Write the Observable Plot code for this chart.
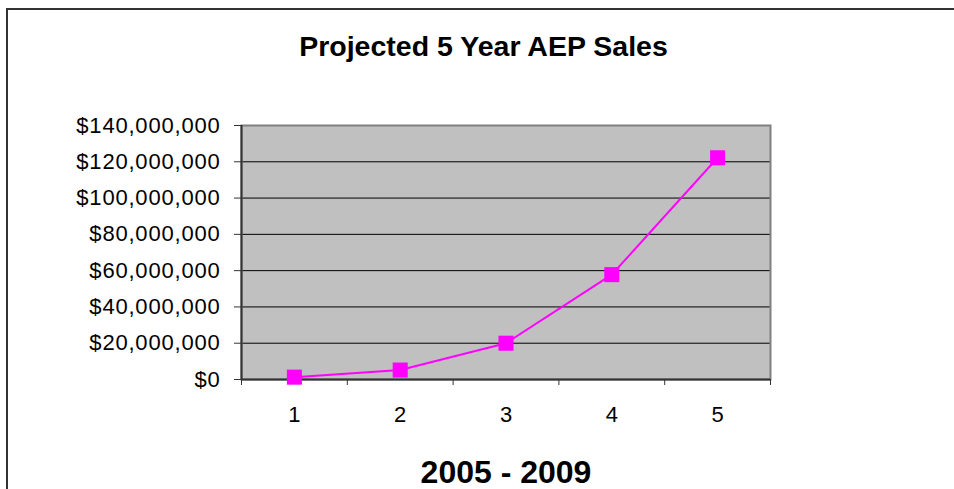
<!DOCTYPE html>
<html>
<head>
<meta charset="utf-8">
<script src="https://cdn.jsdelivr.net/npm/d3@7"></script>
<script src="https://cdn.jsdelivr.net/npm/@observablehq/plot@0.6"></script>
<style>
  html, body { margin: 0; padding: 0; background: #fff; }
  #wrap { position: relative; width: 954px; height: 489px; overflow: hidden; }
  #border { position: absolute; left: 6px; top: 8px; width: 1000px; height: 600px; border: 2px solid #333; box-sizing: border-box; }
  #chart { position: absolute; left: 0; top: 0; }
  svg { font-family: "Liberation Sans", Arial, sans-serif; }
</style>
</head>
<body>
<div id="wrap"><div id="border"></div><div id="chart"></div></div>
<script>
const title = "Projected 5 Year AEP Sales";
const xLabel = "2005 - 2009";
const categories = [1, 2, 3, 4, 5];
const sales = [1300000, 5200000, 20000000, 57800000, 122200000];
const yTicks = [0, 20000000, 40000000, 60000000, 80000000, 100000000, 120000000, 140000000];
const xBounds = [0.5, 1.5, 2.5, 3.5, 4.5, 5.5];

const data = categories.map((c, i) => ({x: c, y: sales[i]}));
const fmt = d => "$" + d3.format(",")(d);

const plot = Plot.plot({
  width: 954,
  height: 489,
  marginLeft: 241,
  marginRight: 184,
  marginTop: 125,
  marginBottom: 110,
  style: {background: "transparent", overflow: "visible"},
  x: {domain: [0.5, 5.5]},
  y: {domain: [0, 140000000]},
  marks: [
    Plot.frame({fill: "#c0c0c0", stroke: "none"}),
    Plot.ruleY(yTicks.slice(1, -1), {stroke: "#000", strokeWidth: 1}),
    Plot.frame({stroke: "#808080", strokeWidth: 2}),
    Plot.ruleX([0.5], {stroke: "#333", strokeWidth: 2}),
    Plot.ruleY([0], {stroke: "#333", strokeWidth: 2}),
    Plot.axisY({ticks: yTicks, tickFormat: fmt, tickSize: 7, tickPadding: 14, stroke: "#333", strokeOpacity: 1, label: null}),
    Plot.axisX({ticks: xBounds, tickFormat: () => "", tickSize: 6, stroke: "#333", strokeOpacity: 1, label: null}),
    Plot.axisX({ticks: categories, tickFormat: d => String(d), tickSize: 0, tickPadding: 27, label: null}),
    Plot.line(data, {x: "x", y: "y", stroke: "#ff00ff", strokeWidth: 2}),
    Plot.dot(data, {x: "x", y: "y", symbol: "square", r: 8.5, fill: "#ff00ff", stroke: "none"}),
    Plot.text([title], {frameAnchor: "top-left", lineAnchor: "middle", dx: 242, dy: -79, textAnchor: "middle", fontSize: 28.5, fontWeight: "bold", fill: "#000"}),
    Plot.text([xLabel], {frameAnchor: "bottom", lineAnchor: "middle", dy: 93, textAnchor: "middle", fontSize: 32, fontWeight: "bold", fill: "#000"})
  ]
});
const svg = d3.select(plot);
svg.selectAll('g[aria-label="y-axis tick label"]')
  .attr("font-size", 22).style("font-size", "22px").style("letter-spacing", "0.8px").attr("fill", "#000");
svg.selectAll('g[aria-label="x-axis tick label"]')
  .attr("font-size", 22).style("font-size", "22px").attr("fill", "#000");
document.getElementById("chart").appendChild(plot);
</script>
</body>
</html>
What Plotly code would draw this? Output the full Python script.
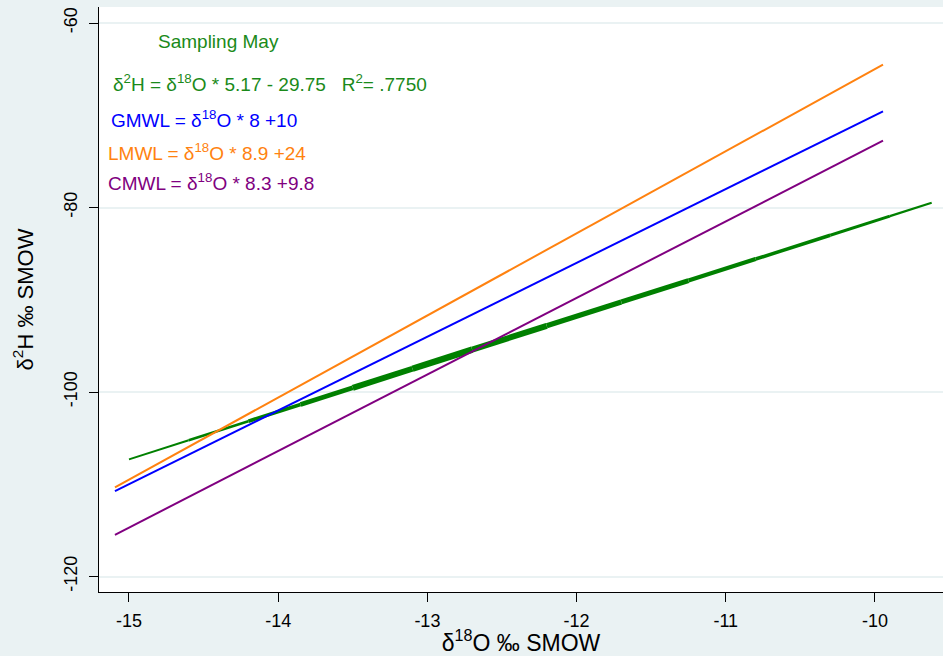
import plotly.graph_objects as go

# ---- data ----
mwl_names = ["GMWL", "LMWL", "CMWL"]
mwl_slopes = [8.0, 8.9, 8.3]
mwl_intercepts = [10.0, 24.0, 9.8]
mwl_x_start = [-15.094, -15.094, -15.094]
mwl_x_end = [-9.946, -9.946, -9.946]
mwl_colors = ["#0000FF", "#FF8210", "#800080"]

fit_slope = 5.17
fit_intercept = -29.75
# sampled d18O positions along the fitted line (line gets thicker where data are dense)
fit_x = [-15.0, -14.6, -14.2, -13.85, -13.5, -13.1, -12.7, -12.2, -11.7, -11.25, -10.8, -10.3, -9.9, -9.62]
fit_w = [2.0, 2.6, 3.6, 4.8, 6.0, 6.5, 6.0, 5.2, 5.0, 4.2, 3.6, 3.0, 2.2]

x_ticks = [-15, -14, -13, -12, -11, -10]
y_ticks = [-60, -80, -100, -120]

FONT = "Liberation Sans, Arial, sans-serif"
BG = "#EAF2F3"

fig = go.Figure()

# fitted (sampling) line, drawn in pieces of varying width
for i in range(len(fit_x) - 1):
    xs = [fit_x[i], fit_x[i + 1]]
    ys = [fit_slope * v + fit_intercept for v in xs]
    fig.add_trace(go.Scatter(x=xs, y=ys, mode="lines",
                             line=dict(color="#008000", width=fit_w[i]),
                             showlegend=False, hoverinfo="skip"))

for name, m, b, x0, x1, c in zip(mwl_names, mwl_slopes, mwl_intercepts,
                                 mwl_x_start, mwl_x_end, mwl_colors):
    xs = [x0, x1]
    ys = [m * v + b for v in xs]
    fig.add_trace(go.Scatter(x=xs, y=ys, mode="lines", name=name,
                             line=dict(color=c, width=2), showlegend=False))

ann_font = 19
annotations = [
    dict(x=-14.82, y=-61.95, text="Sampling May", color="#1A8A1A"),
    dict(x=-15.12, y=-66.45,
         text="δ<sup>2</sup>H = δ<sup>18</sup>O * 5.17 - 29.75   R<sup>2</sup>= .7750",
         color="#1A8A1A"),
    dict(x=-15.133, y=-70.45, text="GMWL = δ<sup>18</sup>O * 8 +10", color="#0000FF"),
    dict(x=-15.153, y=-73.95, text="LMWL = δ<sup>18</sup>O * 8.9 +24", color="#FF8210"),
    dict(x=-15.153, y=-77.25, text="CMWL = δ<sup>18</sup>O * 8.3 +9.8", color="#800080"),
]
for a in annotations:
    fig.add_annotation(x=a["x"], y=a["y"], text=a["text"], showarrow=False,
                       xanchor="left", yanchor="middle",
                       font=dict(family=FONT, size=ann_font, color=a["color"]))

fig.update_layout(
    width=943, height=656,
    margin=dict(l=99, r=0, t=7, b=64),
    paper_bgcolor=BG, plot_bgcolor="white",
    font=dict(family=FONT, size=18, color="black"),
    showlegend=False,
)
fig.update_xaxes(range=[-15.201, -9.544], tickvals=x_ticks,
                 ticktext=[str(v) for v in x_ticks],
                 showgrid=False, zeroline=False,
                 showline=True, linecolor="black", linewidth=1,
                 ticks="outside", ticklen=9, tickcolor="black",
                 tickfont=dict(size=18), ticklabelstandoff=3,
                 title=dict(text="δ<sup>18</sup>O ‰ SMOW", font=dict(size=23), standoff=0))
fig.update_yaxes(range=[-121.68, -58.26], tickvals=y_ticks,
                 ticktext=[str(v) for v in y_ticks],
                 showgrid=True, gridcolor=BG, gridwidth=1.5, zeroline=False,
                 showline=True, linecolor="black", linewidth=1,
                 ticks="outside", ticklen=9, tickcolor="black",
                 tickangle=-90, tickfont=dict(size=18), ticklabelstandoff=5,
                 title=dict(text="δ<sup>2</sup>H ‰ SMOW", font=dict(size=22), standoff=21))

fig.write_html("out.html")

— PROMPT —
Reproduce all the entries that precede this task, word for word, minus any pictures.

— EXERCISE RESPONSE —
Write the Observable Plot code for this chart.
<!DOCTYPE html>
<html>
<head>
<meta charset="utf-8">
<script src="https://cdn.jsdelivr.net/npm/d3@7"></script>
<script src="https://cdn.jsdelivr.net/npm/@observablehq/plot@0.6"></script>
<style>
  html, body { margin: 0; padding: 0; background: #fff; }
  #wrap { position: relative; width: 954px; height: 489px; overflow: hidden; }
  #border { position: absolute; left: 6px; top: 8px; width: 1000px; height: 600px; border: 2px solid #333; box-sizing: border-box; }
  #chart { position: absolute; left: 0; top: 0; }
  svg { font-family: "Liberation Sans", Arial, sans-serif; }
</style>
</head>
<body>
<div id="wrap"><div id="border"></div><div id="chart"></div></div>
<script>
const title = "Projected 5 Year AEP Sales";
const xLabel = "2005 - 2009";
const categories = [1, 2, 3, 4, 5];
const sales = [1300000, 5200000, 20000000, 57800000, 122200000];
const yTicks = [0, 20000000, 40000000, 60000000, 80000000, 100000000, 120000000, 140000000];
const xBounds = [0.5, 1.5, 2.5, 3.5, 4.5, 5.5];

const data = categories.map((c, i) => ({x: c, y: sales[i]}));
const fmt = d => "$" + d3.format(",")(d);

const plot = Plot.plot({
  width: 954,
  height: 489,
  marginLeft: 241,
  marginRight: 184,
  marginTop: 125,
  marginBottom: 110,
  style: {background: "transparent", overflow: "visible"},
  x: {domain: [0.5, 5.5]},
  y: {domain: [0, 140000000]},
  marks: [
    Plot.frame({fill: "#c0c0c0", stroke: "none"}),
    Plot.ruleY(yTicks.slice(1, -1), {stroke: "#000", strokeWidth: 1}),
    Plot.frame({stroke: "#808080", strokeWidth: 2}),
    Plot.ruleX([0.5], {stroke: "#333", strokeWidth: 2}),
    Plot.ruleY([0], {stroke: "#333", strokeWidth: 2}),
    Plot.axisY({ticks: yTicks, tickFormat: fmt, tickSize: 7, tickPadding: 14, stroke: "#333", strokeOpacity: 1, label: null}),
    Plot.axisX({ticks: xBounds, tickFormat: () => "", tickSize: 6, stroke: "#333", strokeOpacity: 1, label: null}),
    Plot.axisX({ticks: categories, tickFormat: d => String(d), tickSize: 0, tickPadding: 27, label: null}),
    Plot.line(data, {x: "x", y: "y", stroke: "#ff00ff", strokeWidth: 2}),
    Plot.dot(data, {x: "x", y: "y", symbol: "square", r: 8.5, fill: "#ff00ff", stroke: "none"}),
    Plot.text([title], {frameAnchor: "top-left", lineAnchor: "middle", dx: 242, dy: -79, textAnchor: "middle", fontSize: 28.5, fontWeight: "bold", fill: "#000"}),
    Plot.text([xLabel], {frameAnchor: "bottom", lineAnchor: "middle", dy: 93, textAnchor: "middle", fontSize: 32, fontWeight: "bold", fill: "#000"})
  ]
});
const svg = d3.select(plot);
svg.selectAll('g[aria-label="y-axis tick label"]')
  .attr("font-size", 22).style("font-size", "22px").style("letter-spacing", "0.8px").attr("fill", "#000");
svg.selectAll('g[aria-label="x-axis tick label"]')
  .attr("font-size", 22).style("font-size", "22px").attr("fill", "#000");
document.getElementById("chart").appendChild(plot);
</script>
</body>
</html>
What Plotly code would draw this? Output the full Python script.
import plotly.graph_objects as go

# ---- data ----
mwl_names = ["GMWL", "LMWL", "CMWL"]
mwl_slopes = [8.0, 8.9, 8.3]
mwl_intercepts = [10.0, 24.0, 9.8]
mwl_x_start = [-15.094, -15.094, -15.094]
mwl_x_end = [-9.946, -9.946, -9.946]
mwl_colors = ["#0000FF", "#FF8210", "#800080"]

fit_slope = 5.17
fit_intercept = -29.75
# sampled d18O positions along the fitted line (line gets thicker where data are dense)
fit_x = [-15.0, -14.6, -14.2, -13.85, -13.5, -13.1, -12.7, -12.2, -11.7, -11.25, -10.8, -10.3, -9.9, -9.62]
fit_w = [2.0, 2.6, 3.6, 4.8, 6.0, 6.5, 6.0, 5.2, 5.0, 4.2, 3.6, 3.0, 2.2]

x_ticks = [-15, -14, -13, -12, -11, -10]
y_ticks = [-60, -80, -100, -120]

FONT = "Liberation Sans, Arial, sans-serif"
BG = "#EAF2F3"

fig = go.Figure()

# fitted (sampling) line, drawn in pieces of varying width
for i in range(len(fit_x) - 1):
    xs = [fit_x[i], fit_x[i + 1]]
    ys = [fit_slope * v + fit_intercept for v in xs]
    fig.add_trace(go.Scatter(x=xs, y=ys, mode="lines",
                             line=dict(color="#008000", width=fit_w[i]),
                             showlegend=False, hoverinfo="skip"))

for name, m, b, x0, x1, c in zip(mwl_names, mwl_slopes, mwl_intercepts,
                                 mwl_x_start, mwl_x_end, mwl_colors):
    xs = [x0, x1]
    ys = [m * v + b for v in xs]
    fig.add_trace(go.Scatter(x=xs, y=ys, mode="lines", name=name,
                             line=dict(color=c, width=2), showlegend=False))

ann_font = 19
annotations = [
    dict(x=-14.82, y=-61.95, text="Sampling May", color="#1A8A1A"),
    dict(x=-15.12, y=-66.45,
         text="δ<sup>2</sup>H = δ<sup>18</sup>O * 5.17 - 29.75   R<sup>2</sup>= .7750",
         color="#1A8A1A"),
    dict(x=-15.133, y=-70.45, text="GMWL = δ<sup>18</sup>O * 8 +10", color="#0000FF"),
    dict(x=-15.153, y=-73.95, text="LMWL = δ<sup>18</sup>O * 8.9 +24", color="#FF8210"),
    dict(x=-15.153, y=-77.25, text="CMWL = δ<sup>18</sup>O * 8.3 +9.8", color="#800080"),
]
for a in annotations:
    fig.add_annotation(x=a["x"], y=a["y"], text=a["text"], showarrow=False,
                       xanchor="left", yanchor="middle",
                       font=dict(family=FONT, size=ann_font, color=a["color"]))

fig.update_layout(
    width=943, height=656,
    margin=dict(l=99, r=0, t=7, b=64),
    paper_bgcolor=BG, plot_bgcolor="white",
    font=dict(family=FONT, size=18, color="black"),
    showlegend=False,
)
fig.update_xaxes(range=[-15.201, -9.544], tickvals=x_ticks,
                 ticktext=[str(v) for v in x_ticks],
                 showgrid=False, zeroline=False,
                 showline=True, linecolor="black", linewidth=1,
                 ticks="outside", ticklen=9, tickcolor="black",
                 tickfont=dict(size=18), ticklabelstandoff=3,
                 title=dict(text="δ<sup>18</sup>O ‰ SMOW", font=dict(size=23), standoff=0))
fig.update_yaxes(range=[-121.68, -58.26], tickvals=y_ticks,
                 ticktext=[str(v) for v in y_ticks],
                 showgrid=True, gridcolor=BG, gridwidth=1.5, zeroline=False,
                 showline=True, linecolor="black", linewidth=1,
                 ticks="outside", ticklen=9, tickcolor="black",
                 tickangle=-90, tickfont=dict(size=18), ticklabelstandoff=5,
                 title=dict(text="δ<sup>2</sup>H ‰ SMOW", font=dict(size=22), standoff=21))

fig.write_html("out.html")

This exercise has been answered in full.